Così la marcia, accompagnata dal furgone carico di zaini e vivande, arriva alla scuola di Mirto, fondata da Dolci per allevarvi bambini attraverso il nuovo metodo educativo fondato sulla maieutica. Oggi è una scuola come altre, con tutti i problemi delle altre scuole pubbliche. Dopo una notte a San Martino delle Scale, dove finalmente la marcia si concede una cena sontuosa, un po’ di danza sulle note strombazzanti della Bandalleciance. E mentre noi siamo tra marcia, fiaccole, parole e danze, nel frattempo, il Parlamento, ovvero coloro che fanno politica “dall’alto”, ha votato a favore della legge sul cosiddetto processo beve. E la marcia si è vestita con un nuovo slogan: “Il crimine è ormai legge”.

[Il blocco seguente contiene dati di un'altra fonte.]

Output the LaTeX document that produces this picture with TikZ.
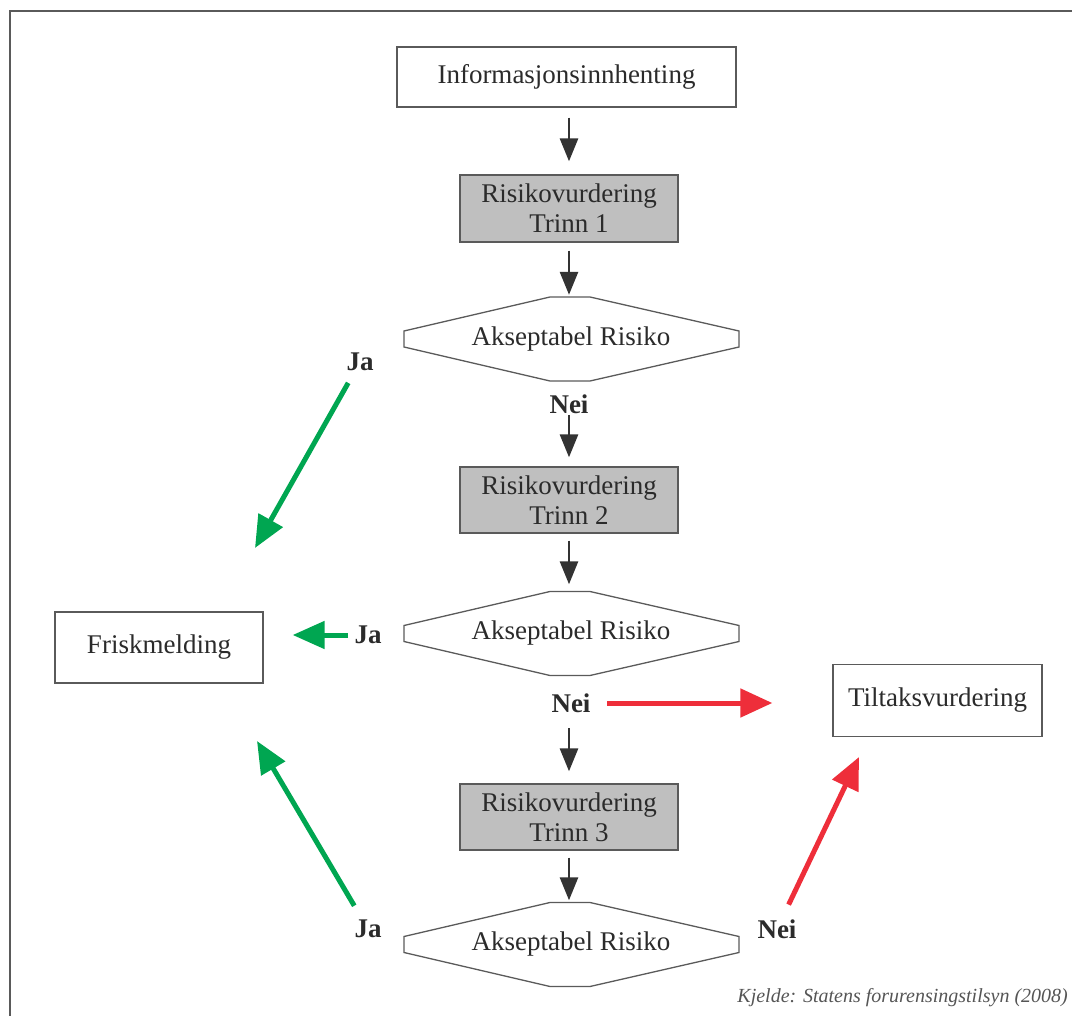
\documentclass[tikz,border=0pt]{standalone}
\usepackage{fontspec}
\setmainfont{Liberation Serif}
\usetikzlibrary{arrows.meta,calc}
\definecolor{boxline}{HTML}{5A5A5A}
\definecolor{boxgray}{HTML}{BFBFBF}
\definecolor{txt}{HTML}{2B2B2B}
\definecolor{arrblack}{HTML}{333333}
\definecolor{arrgreen}{HTML}{00A651}
\definecolor{arrred}{HTML}{EE2E3A}
\definecolor{credit}{HTML}{555555}
\tikzset{
  whitebox/.style={draw=boxline, line width=1.3pt, fill=white, inner sep=0pt, text=txt,
    font=\fontsize{27}{30}\selectfont, align=center},
  graybox/.style={whitebox, fill=boxgray, minimum width=218pt, minimum height=67pt},
  hextext/.style={inner sep=0pt, text=txt, font=\fontsize{27}{30}\selectfont,
    minimum width=336pt, minimum height=84pt},
  hexline/.style={draw=boxline, line width=1.3pt},
  lbl/.style={inner sep=0pt, text=txt, font=\fontsize{27}{30}\selectfont\bfseries},
  barrow/.style={draw=arrblack, line width=2.8pt, -{Triangle[length=23pt,width=18pt]}},
  garrow/.style={draw=arrgreen, line width=5pt, -{Triangle[length=32pt,width=27pt]}},
  rarrow/.style={draw=arrred, line width=5pt, -{Triangle[length=32pt,width=28pt]}},
}
\begin{document}
\begin{tikzpicture}[x=1pt,y=-1pt]
\useasboundingbox (0,0) rectangle (1072,1016);
% frame
\draw[boxline, line width=2pt] (10,1016) -- (10,11) -- (1072,11);

% nodes
\node[whitebox, minimum width=339pt, minimum height=60pt] (info) at (566.5,77) {Informasjonsinnhenting};
\node[graybox] (t1) at (569,208.5) {Risikovurdering\\Trinn 1};
\node[hextext] (h1) at (571,339) {Akseptabel Risiko};
\node[lbl] (nei1) at (569,404) {Nei};
\node[lbl] (ja1) at (360,362) {Ja};
\node[graybox, minimum height=66pt] (t2) at (569,500) {Risikovurdering\\Trinn 2};
\node[hextext] (h2) at (571,633.5) {Akseptabel Risiko};
\node[lbl] (ja2) at (368,635) {Ja};
\node[lbl] (nei2) at (571,703) {Nei};
\node[whitebox, minimum width=208pt, minimum height=71pt] (frisk) at (159,647.5) {Friskmelding};
\node[whitebox, minimum width=209pt, minimum height=72pt] (tilt) at (937.5,700.5) {Tiltaksvurdering};
\node[graybox, minimum height=66pt] (t3) at (569,817) {Risikovurdering\\Trinn 3};
\node[hextext] (h3) at (571,944.5) {Akseptabel Risiko};
\node[lbl] (ja3) at (368,929) {Ja};
\node[lbl] (nei3) at (777,929) {Nei};
\node[anchor=east, inner sep=0pt, text=credit, font=\fontsize{20}{22}\selectfont\itshape] (src) at (1068,998) {Kjelde: Statens forurensingstilsyn (2008)};

% hexagon outlines
\foreach \h in {h1,h2,h3}{
  \draw[hexline] ($(\h)+(-167,-8)$) -- ($(\h)+(-21,-42)$) -- ($(\h)+(19,-42)$) -- ($(\h)+(168,-8)$)
    -- ($(\h)+(168,8)$) -- ($(\h)+(19,42)$) -- ($(\h)+(-21,42)$) -- ($(\h)+(-167,8)$) -- cycle;
}

% free ends of diagonal arrows
\coordinate (g1e) at (255,548);
\coordinate (g3e) at (257,741);
\coordinate (r3e) at (859,757);

% black arrows
\draw[barrow, shorten <=10pt, shorten >=13pt] (info.south -| t1.north) -- (t1.north);
\draw[barrow, shorten <=8pt, shorten >=2pt] (t1.south) -- (t1.south |- h1.north);
\draw[barrow, shorten <=11pt, shorten >=9pt] (nei1.center) -- (nei1.center |- t2.north);
\draw[barrow, shorten <=7pt, shorten >=7pt] (t2.south) -- (t2.south |- h2.north);
\draw[barrow, shorten <=25pt, shorten >=12pt] (nei2.center -| t3.north) -- (t3.north);
\draw[barrow, shorten <=7pt, shorten >=2pt] (t3.south) -- (t3.south |- h3.north);

% green arrows
\draw[garrow, shorten <=24pt] (ja1.center) -- (g1e);
\draw[garrow, shorten <=20pt, shorten >=29pt] (ja2.center) -- (frisk.east |- ja2.center);
\draw[garrow, shorten <=27pt] (ja3.center) -- (g3e);

% red arrows
\draw[rarrow, shorten <=36pt, shorten >=60pt] (nei2.center) -- (tilt.west |- nei2.center);
\draw[rarrow, shorten <=27pt] (nei3.center) -- (r3e);
\end{tikzpicture}
\end{document}
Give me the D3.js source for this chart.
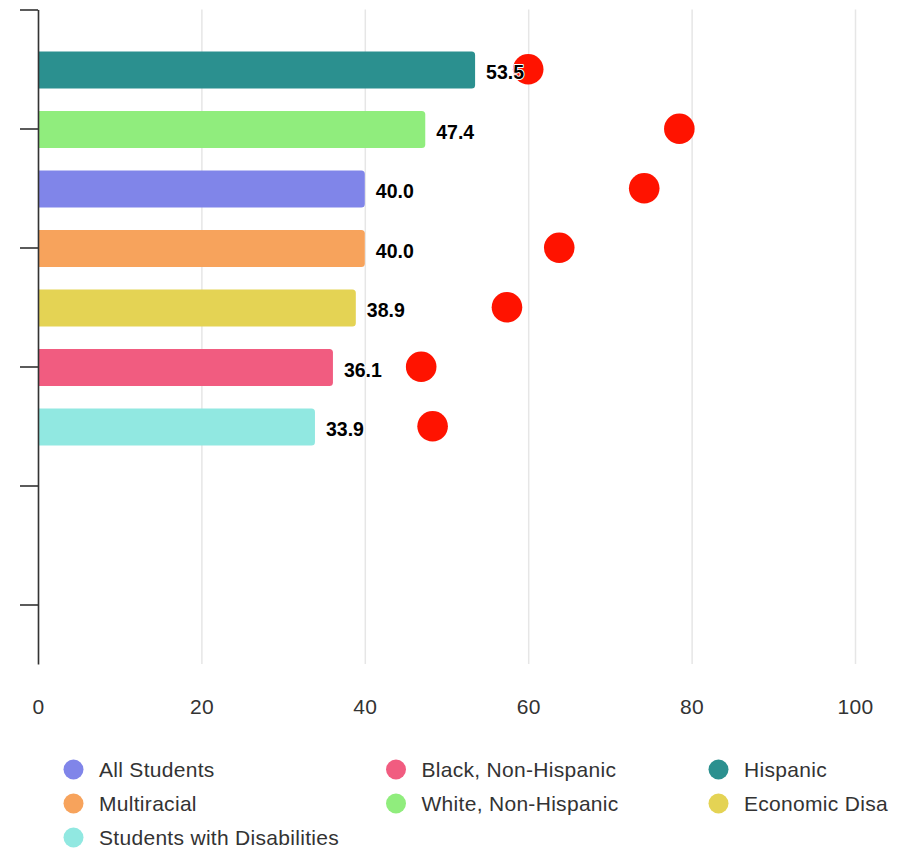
<!DOCTYPE html>
<html>
<head>
<meta charset="utf-8">
<script src="https://cdn.jsdelivr.net/npm/d3@7"></script>
<style>
  html, body { margin: 0; padding: 0; background: #fff; }
  svg { display: block; font-family: "Liberation Sans", Arial, Helvetica, sans-serif; }
</style>
</head>
<body>
<svg id="chart" width="905" height="853"></svg>
<script>
// ---- data ----
const groups = ["All Students", "Black, Non-Hispanic", "Hispanic", "Multiracial",
                "White, Non-Hispanic", "Economic Disa", "Students with Disabilities"];
const barValues = [40.0, 36.1, 53.5, 40.0, 47.4, 38.9, 33.9];
const dotValues = [74.2, 46.9, 60.0, 63.8, 78.5, 57.4, 48.3];
const groupColors = ["#8085e9", "#f15c80", "#2b908f", "#f7a35c", "#90ed7d", "#e4d354", "#91e8e1"];
const xTicks = [0, 20, 40, 60, 80, 100];
const ySlotTicks = [0, 2, 4, 6, 8, 10];
const ySlotCount = 11;

// ---- layout ----
const svg = d3.select("#chart");
const x = d3.scaleLinear().domain([0, 100]).range([38, 855]);
const y = d3.scaleLinear().domain([0, ySlotCount]).range([9.5, 664]);
const barH = 37;

const rows = groups.map((g, i) => ({ name: g, value: barValues[i], dot: dotValues[i], color: groupColors[i], idx: i }));
const sorted = rows.slice().sort((a, b) => d3.descending(a.value, b.value) || a.idx - b.idx);
sorted.forEach((d, i) => { d.slot = i + 1; d.cy = y(d.slot) + 1; });

// grid + x labels
const xAxis = d3.axisBottom(x).tickValues(xTicks).tickSizeInner(-(y(ySlotCount) - y(0)))
  .tickSizeOuter(0).tickPadding(35).tickFormat(d3.format("d"));
const gx = svg.append("g").attr("transform", `translate(0,${y(ySlotCount)})`).call(xAxis);
gx.select(".domain").remove();
gx.selectAll(".tick line").attr("stroke", "#e6e6e6").attr("stroke-width", 1.5);
gx.selectAll(".tick text").attr("fill", "#333").attr("font-size", 21)
  .attr("letter-spacing", "0.3px")
  .attr("font-family", '"Liberation Sans", Arial, sans-serif');

// bars (rounded right corners)
function barPath(d) {
  const x0 = x(0) + 0.75, x1 = x(d.value), t = d.cy - barH / 2, b = d.cy + barH / 2, r = 3.5;
  return `M${x0},${t}H${x1 - r}Q${x1},${t} ${x1},${t + r}V${b - r}Q${x1},${b} ${x1 - r},${b}H${x0}Z`;
}
svg.append("g").selectAll("path").data(sorted).join("path")
  .attr("d", barPath).attr("fill", d => d.color);

// dots
svg.append("g").selectAll("circle").data(sorted).join("circle")
  .attr("cx", d => x(d.dot)).attr("cy", d => d.cy - 0.8).attr("r", 15.3)
  .attr("fill", "#ff1300");

// value labels
svg.append("g").selectAll("text").data(sorted).join("text")
  .attr("x", d => x(d.value) + 11).attr("y", d => d.cy + 9)
  .attr("font-size", 19.5).attr("font-weight", "bold").attr("fill", "#000")
  .attr("stroke", "#fff").attr("stroke-width", 2).attr("stroke-linejoin", "round")
  .attr("paint-order", "stroke")
  .text(d => d3.format(".1f")(d.value));

// y axis
const yAxis = d3.axisLeft(y).tickValues(ySlotTicks).tickSizeInner(18).tickSizeOuter(0).tickFormat("");
const gy = svg.append("g").attr("transform", `translate(${x(0)},0)`).call(yAxis);
gy.select(".domain").attr("stroke", "#333").attr("stroke-width", 1.6);
gy.selectAll(".tick line").attr("stroke", "#333").attr("stroke-width", 1.6);

// legend
const legendCols = [73.5, 396, 718.5];
const legendRow0 = 769.5, legendRowH = 34;
const lg = svg.append("g").selectAll("g").data(rows).join("g")
  .attr("transform", (d, i) => `translate(${legendCols[i % 3]},${legendRow0 + Math.floor(i / 3) * legendRowH})`);
lg.append("circle").attr("r", 10).attr("fill", d => d.color);
lg.append("text").attr("x", 25.5).attr("y", 7).attr("font-size", 21).attr("fill", "#333")
  .attr("letter-spacing", "0.3px")
  .text(d => d.name);
</script>
</body>
</html>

Domenica, ultima tappa: Trappeto. Qui Danilo Dolci nel 1952 iniziò il suo primo digiuno dopo che un bambino era morto di fame. Qui al tempo morivano decine di bambini perché Trappeto era un’unica grande fogna a cielo aperto. Danilo lottò per la bonifica del posto e costruì il Borgo di Dio: una casa, un asilo tra gli alberi, un centro culturale in cui artisti si formavano e lavoravano arrivando da tutta Europa. Oggi non rimangono che i ruderi, i vetri rotti e le bellissime pitture murali di Ettore de Conciliis vittime dell’umidità. Lungo i 120 km percorsi, alla marcia si sono uniti di volta in volta studenti di scuole superiori, insegnanti, agricoltori con i loro trattori, sindaci e giornalisti. Radio Popolare da Roma ha seguito quotidianamente il cammino. Ma il 17 aprile, sotto il sole di Trappeto, appollaiata sulla scalinata di piazza Trapani, la marcia si è concessa un pomeriggio di riflessione e di autoanalisi. C’è chi spera di poterla ripetere ogni anno, chi ancora deve capirne il senso, chi ha trovato degli amici, chi ha perso un paio di chili.
La marcia in realtà non è finita. Continua ogni giorno, in ogni piccolo atto che si compie al di fuori del meccanismo degli interessi privati, del potere, del guadagno, della violenza. In ogni sogno collettivo perché, come scriveva Danilo, “se l’uomo non immagina, si spegne”.